Suben al ring de lodo -¿tendrá esta juventud la famosa "nostalgia del lodo", de los románticos y malditos?-, con túnicas leves que se quitan en seguida. La adversaria de Ana es una muchacha ligeramente más fuerte que ella, ligeramente más morena y acometedora. Se han quedado en tanga. Ana tiene los pechos rubios de la Baja Edad Media y el Renacimiento. Hay un árbitro/clown y un locutor con pluma. Ana mueve su cuerpo leve y rubio contra la mejor técnica y la mayor solidez de su adversaria. Se caen mucho, quedan insultadas de barro en su juventud y su desnudez. Están bellas, sucias, hermosas, inconfesables, violentas, entre el barro y los puñetazos. Se ve que se cansan y jadean. Ya completamente cubierta de lodo y de derrotas, lo rubio del alma de Ana se enciende más en su pelo, en su cuerpo claro, en sus pezones rosa. Andrajosas de barro, con los guantes deshechos, se enzarzan cuerpo a cuerpo, dos fieras jóvenes, esbeltas y sonrientes, hasta que el combate termina en tablas, contra el pelotón de fusilamiento de los fotógrafos.
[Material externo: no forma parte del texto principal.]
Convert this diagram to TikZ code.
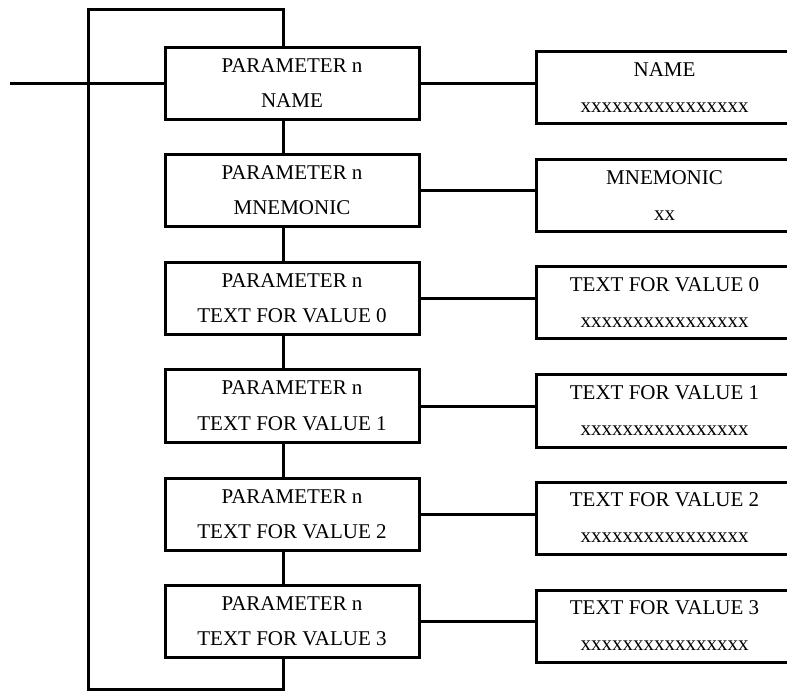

El barro nos ha salpicado a todos.

Ana y la otra, seguramente, cobran un dinero por esta exhibición. Dinero para unos zapatos o unas discotecas. Dinero para ser ellas. Cuando la juventud está en paro, hay que hacer boxeo femenino, con los senos de amazona adolescente al aire (amazonas sin mutilar) para tener una pela con que ponerle crudos al coche o bronce al cuerpo. Aunque el combate ha quedado en tablas, como digo, la superioridad física de la otra era evidente. Yo creo que Ana había salido, mayormente, a lucir su desnudo casi botticelliano, que el barro convirtió pronto en un Bacon. Grandes extensiones de juventud, orilla derecha del río, orilla izquierda de Madrid, una generación que ha conquistado los territorios desolados y musicales de la libertad, un aire de periferia, que uno tiene tan visitada, donde las estrellas son más gordas y las chicas más violentamente rubias. Ana baja despacio del alto ring.

-El barro, Ana.

-Voy a darme una ducha en seguida.

Está harapienta de barro, golpeada y desnuda.

-Oyes.

-Qué.

-Que la ducha no funciona.

-Os roban los guantes y la ducha no funciona. Esto es un mal rollo.

-Ha habido una inundación. Mira cómo está todo de agua. Sólo sale la fría.

Y Ana tiene que arrancarse del cuerpo el lodo real y metafórico con repetidas duchas de agua fría, que la van a constipar y que no limpian como el agua caliente. La gente del rollo, los fotógrafos y los rockeros andan por el pasillo de los camerinos. Ana se ha encerrado en el suyo como una Isadora Duncan del ballet cruento y canalla del boxeo. Hay entrevistadores que la esperan. He pasado, en algún momento, mi mano cansada y ya casi paternal, por su hombro exhibido, dibujado en la gracia del hueso. Uno, aquí, ha esnifado una droga que se llama libertad. Esta juventud ha despoblado las tediosas academias de media tarde -oposiciones, mecanografía, secretariado-, donde la generación anterior perdió su tiempo. Esta última generación ha elegido como profesión la vida y como tiempo el presente, no el futuro utópico y a plazos. Ana, lavada y de oro, niña y sabia, es la metáfora clara de una generación oscura. Ana.